##### Supplied data

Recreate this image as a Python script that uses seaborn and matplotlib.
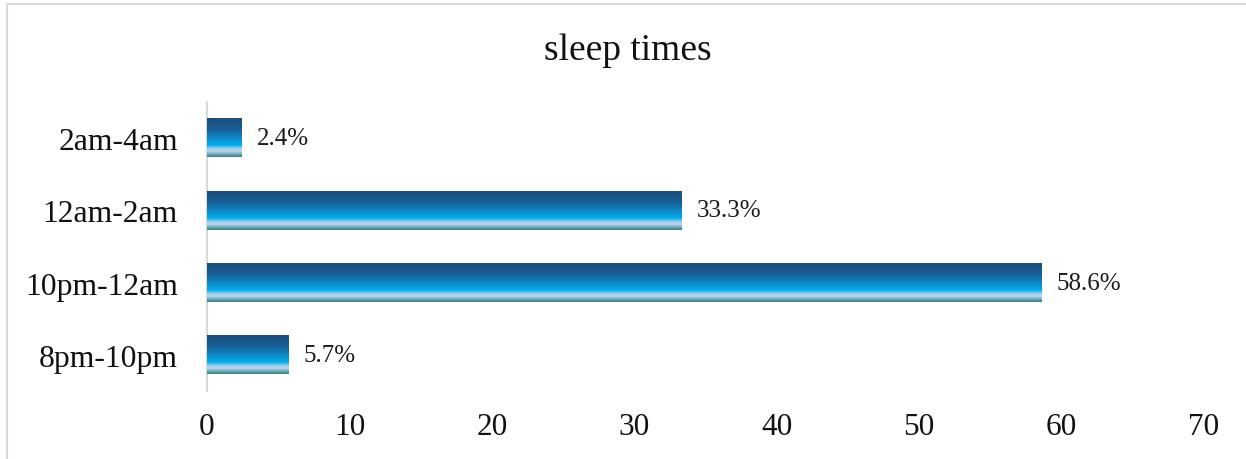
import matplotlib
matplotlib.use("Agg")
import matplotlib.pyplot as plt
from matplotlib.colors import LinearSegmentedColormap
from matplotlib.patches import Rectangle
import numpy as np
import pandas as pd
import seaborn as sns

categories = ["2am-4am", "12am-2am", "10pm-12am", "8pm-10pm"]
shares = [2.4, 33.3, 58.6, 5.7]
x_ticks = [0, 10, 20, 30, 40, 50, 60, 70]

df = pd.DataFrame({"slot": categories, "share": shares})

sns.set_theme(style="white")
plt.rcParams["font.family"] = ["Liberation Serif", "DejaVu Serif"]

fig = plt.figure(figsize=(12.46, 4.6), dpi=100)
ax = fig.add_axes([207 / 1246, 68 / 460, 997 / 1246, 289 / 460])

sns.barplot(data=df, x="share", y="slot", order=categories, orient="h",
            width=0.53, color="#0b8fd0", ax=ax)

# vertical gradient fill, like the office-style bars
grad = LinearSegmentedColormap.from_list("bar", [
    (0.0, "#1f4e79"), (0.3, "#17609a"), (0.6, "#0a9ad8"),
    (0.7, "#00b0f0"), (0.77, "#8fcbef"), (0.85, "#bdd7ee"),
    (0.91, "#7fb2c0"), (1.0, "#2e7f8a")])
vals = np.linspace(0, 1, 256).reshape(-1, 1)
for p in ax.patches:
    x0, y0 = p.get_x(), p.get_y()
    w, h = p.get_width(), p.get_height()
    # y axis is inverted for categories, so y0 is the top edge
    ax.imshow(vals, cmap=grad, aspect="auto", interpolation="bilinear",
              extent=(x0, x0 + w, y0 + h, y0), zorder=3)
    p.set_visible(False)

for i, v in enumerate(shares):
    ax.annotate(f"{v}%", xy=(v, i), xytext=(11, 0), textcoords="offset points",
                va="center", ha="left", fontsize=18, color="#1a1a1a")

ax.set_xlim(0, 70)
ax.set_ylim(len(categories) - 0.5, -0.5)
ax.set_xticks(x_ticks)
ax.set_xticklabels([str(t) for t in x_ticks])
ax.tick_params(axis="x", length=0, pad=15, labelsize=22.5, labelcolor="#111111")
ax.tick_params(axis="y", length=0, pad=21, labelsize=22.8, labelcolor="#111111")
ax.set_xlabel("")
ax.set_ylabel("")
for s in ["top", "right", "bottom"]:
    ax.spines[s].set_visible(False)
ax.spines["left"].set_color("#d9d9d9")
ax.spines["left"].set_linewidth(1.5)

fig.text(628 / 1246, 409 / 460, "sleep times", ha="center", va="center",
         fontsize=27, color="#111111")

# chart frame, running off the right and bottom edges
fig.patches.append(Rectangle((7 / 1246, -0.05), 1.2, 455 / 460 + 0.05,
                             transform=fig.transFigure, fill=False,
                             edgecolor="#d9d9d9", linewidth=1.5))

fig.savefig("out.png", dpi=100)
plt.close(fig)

##########

**Exercise instructions**:
Write out, word for word, the lines from the start of the data through the one holding "import seaborn as sns". Omit pictures.

**Written reply**:
Recreate this image as a Python script that uses seaborn and matplotlib.
import matplotlib
matplotlib.use("Agg")
import matplotlib.pyplot as plt
from matplotlib.colors import LinearSegmentedColormap
from matplotlib.patches import Rectangle
import numpy as np
import pandas as pd
import seaborn as sns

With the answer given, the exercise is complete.